Gag Clauses (continued)
"California Acts to Bar Gags in Defect Cases"
"LOS ANGELES California motorists who obtain restitution from auto makers for defective vehicles may no longer have to promise they will stay quiet as part of their settlements.
California lawmakers passed a bill this week that would bar auto makers from imposing gag rules in agreements to repurchase cars or trucks deemed defective under the state's lemon law. The bill, the first of its kind in the nation, awaits the signature of Gov. Pete Wilson; an aide indicated that Mr. Wilson was likely to sign it.
Vows of silence over the settlement terms of a court case, or details of a matter resolved privately, are common in disputes involving medical malpractice, product liability and corporate malfeasance. Increasingly, consumer advocates say, these secrecy clauses are being written into auto makers' agreements to buy back badly flawed vehicles.

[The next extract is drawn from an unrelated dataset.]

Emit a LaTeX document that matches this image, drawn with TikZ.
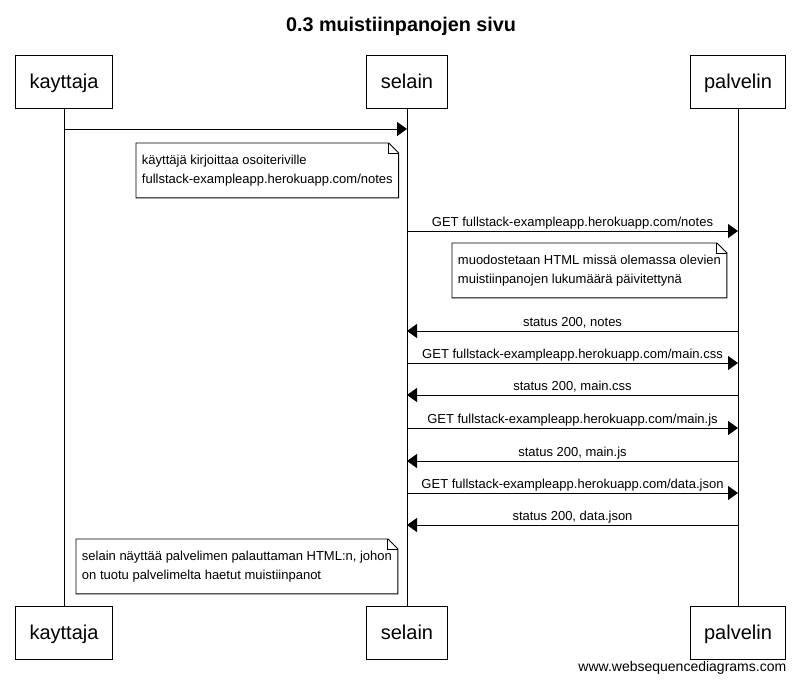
\documentclass[tikz,border=0pt]{standalone}
\usepackage{fontspec}
\setmainfont{Liberation Sans}
\usetikzlibrary{arrows.meta}

\begin{document}
\begin{tikzpicture}[x=1pt,y=-1pt,line width=0.9pt,
	actor/.style={draw,shape=rectangle,inner xsep=14pt,minimum height=53pt,text height=14pt,text depth=0pt,font=\fontsize{20}{24}\selectfont},
	msg/.style={-{Triangle[length=10pt,width=14pt]}},
	lbl/.style={anchor=base,yshift=4.5pt,inner sep=0pt,font=\fontsize{13}{15}\selectfont},
	note/.style={anchor=north west,align=left,inner xsep=5.5pt,minimum height=54pt,font=\fontsize{13}{19.5}\selectfont}]
		\useasboundingbox (0,0) rectangle (799,684);
		\fill[white] (0,0) rectangle (799,684);
		%%%
		\node[anchor=base,font=\bfseries\fontsize{19.8}{24}\selectfont] (title) at (401,31.5) {0.3 muistiinpanojen sivu};
		\node[actor] (kayttaja) at (64,81.5) {kayttaja};
		\node[actor] (selain) at (407,81.5) {selain};
		\node[actor] (palvelin) at (738,81.5) {palvelin};
		\node[actor] (kayttajaB) at (64,632.5) {kayttaja};
		\node[actor] (selainB) at (407,632.5) {selain};
		\node[actor] (palvelinB) at (738,632.5) {palvelin};
		\node[anchor=base east,font=\fontsize{14}{16}\selectfont] (footer) at (790,671) {www.websequencediagrams.com};
		%%%
		\draw (kayttaja) -- (kayttajaB);
		\draw (selain) -- (selainB);
		\draw (palvelin) -- (palvelinB);
		%%%
		\node[note] (noteA) at (136,143) {käyttäjä kirjoittaa osoiteriville\\fullstack-exampleapp.herokuapp.com/notes};
		\node[note] (noteB) at (452,243) {muodostetaan HTML missä olemassa olevien\\muistiinpanojen lukumäärä päivitettynä};
		\node[note] (noteC) at (76,539) {selain näyttää palvelimen palauttaman HTML:n, johon\\on tuotu palvelimelta haetut muistiinpanot};
		\foreach \n in {noteA,noteB,noteC} {
			\draw (\n.north west) -- ([xshift=-10pt]\n.north east) -- ([yshift=-10pt]\n.north east) -- (\n.south east) -- (\n.south west) -- cycle;
			\draw ([xshift=-10pt]\n.north east) |- ([yshift=-10pt]\n.north east);
		}
		%%%
		\draw[msg] (kayttaja |- 0,129) -- (selain |- 0,129);
		\draw[msg] (selain |- 0,231) -- node[lbl] {GET fullstack-exampleapp.herokuapp.com/notes} (palvelin |- 0,231);
		\draw[msg] (palvelin |- 0,331) -- node[lbl] {status 200, notes} (selain |- 0,331);
		\draw[msg] (selain |- 0,363) -- node[lbl] {GET fullstack-exampleapp.herokuapp.com/main.css} (palvelin |- 0,363);
		\draw[msg] (palvelin |- 0,395) -- node[lbl] {status 200, main.css} (selain |- 0,395);
		\draw[msg] (selain |- 0,428) -- node[lbl] {GET fullstack-exampleapp.herokuapp.com/main.js} (palvelin |- 0,428);
		\draw[msg] (palvelin |- 0,461) -- node[lbl] {status 200, main.js} (selain |- 0,461);
		\draw[msg] (selain |- 0,493) -- node[lbl] {GET fullstack-exampleapp.herokuapp.com/data.json} (palvelin |- 0,493);
		\draw[msg] (palvelin |- 0,525) -- node[lbl] {status 200, data.json} (selain |- 0,525);
	\end{tikzpicture}
\end{document}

Some regulators say the gags erode their oversight by making it hard for them to track vehicles that have been branded as lemons.
In a Senate hearing last June, Mark Krause, a lobbyist for defense lawyers, testified that the proposed legislation would generate more litigation and work against consumers, making auto makers less likely to negotiate. 'By having a gag clause, it sweetens the pot,' he said. 'It makes it easier for manufacturers to settle.'
But Rosemary Shahan, president of Consumers for Auto Reliability and Safety, an advocacy group in Sacramento that asked law makers to introduce the bill, argued that 'gag clauses interfere with agencies that are supposed to protect us.'
Besides the Association for California Tort Reform, several auto makers also opposed the legislation. Ray Buttacavoli, regional manager for the General Motors Corporation in Sacramento, said most lemon-law repurchases were voluntary. 'We feel we ought to be able to impose conditions on those buybacks,' he said."